I usually love that there is so much information at my fingertips. I find so many interesting things to read online, and I gorge myself sick on them; so much so that I’m often left with nothing to say myself.  All these other thoughts, interesting new ideas, and cool things to think about are occupying my head.  I link to some of them, and often think that I’ll write something later.  But when later comes there is yet another feast of information in front of me.  There’s so much to read and take in that processing and writing falls by the wayside, and with everything already available my voice doesn’t seem so important.

But there’s an idea I routinely come across in my reading and it makes sense.  It’s an idea of finding a tribe — a group of people with whom your ideas resonate.  These might be people who some call “kindred spirits” or maybe people who just get what you want to do and can help or listen.  And sometimes they’re just the people who at that point in time want or need to hear what you have to say.  They’re people whose goals or values align with yours in some way, and may help you learn or grow.

So, instead of a massive crowd of voices all drowning each other out, clusters (tribes) begin to form of people with similar interests, ideas or values.

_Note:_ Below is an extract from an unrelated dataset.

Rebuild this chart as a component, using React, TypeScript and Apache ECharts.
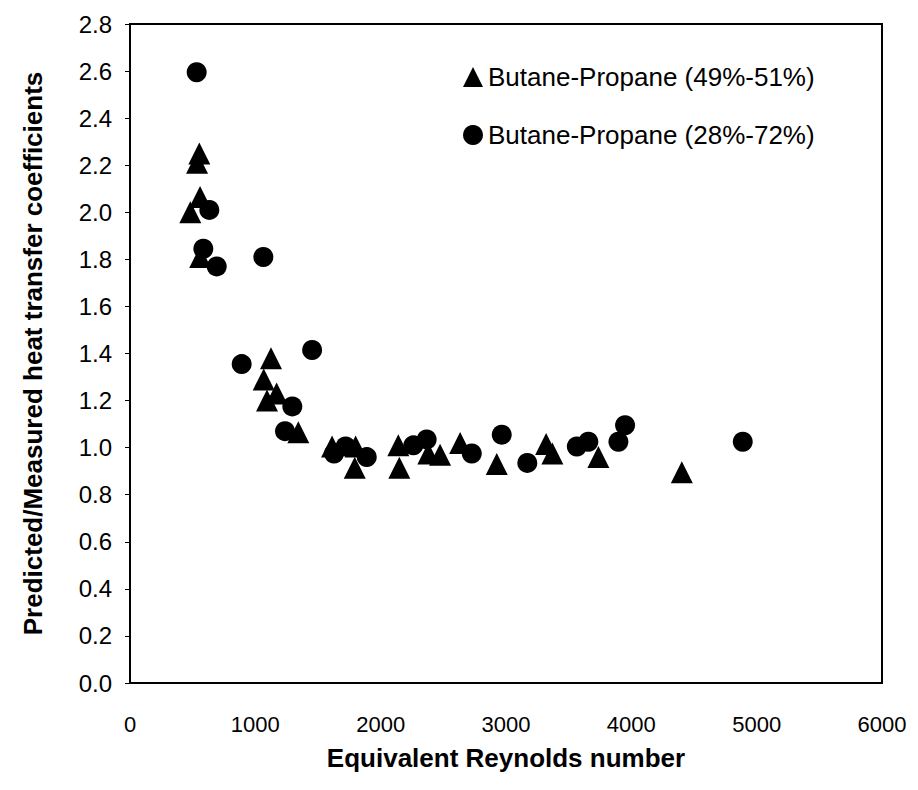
import React, { useEffect, useRef } from "react";
import * as echarts from "echarts";

const seriesNames = ["Butane-Propane (49%-51%)", "Butane-Propane (28%-72%)"];

const reynolds4951 = [553, 535, 559, 481, 560, 1125, 1067, 1170, 1093, 1343, 1612, 1800, 1793, 2141, 2149, 2380, 2474, 2634, 2926, 3320, 3370, 3737, 4403];
const ratio4951 = [2.25, 2.21, 2.065, 2.0, 1.81, 1.38, 1.29, 1.23, 1.2, 1.065, 1.005, 1.005, 0.915, 1.01, 0.915, 0.975, 0.97, 1.02, 0.93, 1.015, 0.975, 0.96, 0.895];

const reynolds2872 = [532, 633, 585, 692, 1064, 891, 1453, 1295, 1237, 1628, 1720, 1889, 2261, 2367, 2727, 2966, 3170, 3565, 3657, 3897, 3950, 4889];
const ratio2872 = [2.595, 2.01, 1.845, 1.77, 1.81, 1.355, 1.415, 1.175, 1.07, 0.975, 1.005, 0.96, 1.01, 1.035, 0.975, 1.055, 0.935, 1.005, 1.025, 1.025, 1.095, 1.025];

const xTitle = "Equivalent Reynolds number";
const yTitle = "Predicted/Measured heat transfer coefficients";

const FONT = "'Liberation Sans', Arial, sans-serif";

export default function App() {
  const ref = useRef<HTMLDivElement>(null);
  useEffect(() => {
    if (!ref.current) return;
    const chart = echarts.init(ref.current, undefined, { renderer: "svg" });
    const d1 = reynolds4951.map((x, i) => [x, ratio4951[i]]);
    const d2 = reynolds2872.map((x, i) => [x, ratio2872[i]]);
    chart.setOption({
      animation: false,
      backgroundColor: "#fff",
      grid: {
        left: 130,
        right: 36,
        top: 24,
        bottom: 107,
        show: true,
        borderColor: "#000",
        borderWidth: 2,
        backgroundColor: "transparent",
      },
      legend: {
        orient: "vertical",
        left: 458,
        top: 59,
        itemWidth: 20,
        itemHeight: 20,
        itemGap: 32,
        textStyle: { fontSize: 26, color: "#000", fontFamily: FONT },
        data: [
          { name: seriesNames[0], icon: "triangle", itemStyle: { opacity: 1 } },
          { name: seriesNames[1], icon: "circle", itemStyle: { opacity: 1 } },
        ],
      },
      xAxis: {
        type: "value",
        min: 0,
        max: 6000,
        interval: 1000,
        name: xTitle,
        nameLocation: "middle",
        nameGap: 62,
        nameTextStyle: { fontSize: 26, fontWeight: "bold", color: "#000", fontFamily: FONT },
        axisLine: { show: true, lineStyle: { color: "#000", width: 2 } },
        axisTick: { show: false },
        axisLabel: { fontSize: 22, color: "#000", fontFamily: FONT, margin: 30, formatter: (v: number) => String(v) },
        splitLine: { show: false },
      },
      yAxis: {
        type: "value",
        min: 0,
        max: 2.8,
        interval: 0.2,
        name: yTitle,
        nameLocation: "middle",
        nameGap: 84,
        nameRotate: 90,
        nameTextStyle: { fontSize: 26, fontWeight: "bold", color: "#000", fontFamily: FONT },
        axisLine: { show: true, lineStyle: { color: "#000", width: 2 } },
        axisTick: { show: true, inside: false, length: 5, lineStyle: { color: "#000", width: 1 } },
        axisLabel: {
          fontSize: 24,
          color: "#000",
          fontFamily: FONT,
          margin: 18,
          formatter: (v: number) => v.toFixed(1),
        },
        splitLine: { show: false },
      },
      series: [
        {
          name: seriesNames[0],
          type: "scatter",
          symbol: "triangle",
          symbolSize: 22,
          itemStyle: { color: "#000", opacity: 1 },
          data: d1,
        },
        {
          name: seriesNames[1],
          type: "scatter",
          symbol: "circle",
          symbolSize: 20,
          itemStyle: { color: "#000", opacity: 1 },
          data: d2,
        },
      ],
    });
    return () => chart.dispose();
  }, []);
  return <div ref={ref} style={{ width: 918, height: 790, margin: -8 }} />;
}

That giant stream of information is still there, and can still drown you if you get caught in its currents.  You can’t take it all in, and you can’t tame it or redirect its flow, but you can find those who are interested in seeing the river through your eyes, who want to hear how you’ve filtered the parts that most interest you.  So, you find that tribe and share with them.

Maybe what I write, and what you write (if you do) doesn’t just add more noise and clutter even when it seems like that’s all it can do.  Maybe it reaches specific people who are looking in all the voices for your voice (or my voice) in particular.  Maybe there’s a set of people looking exactly for the insight or ideas that only you can give, and will bookmark or read what you say as eagerly as you do many others.  Maybe every voice is important, at least to some others.  I’d like to believe so anyway.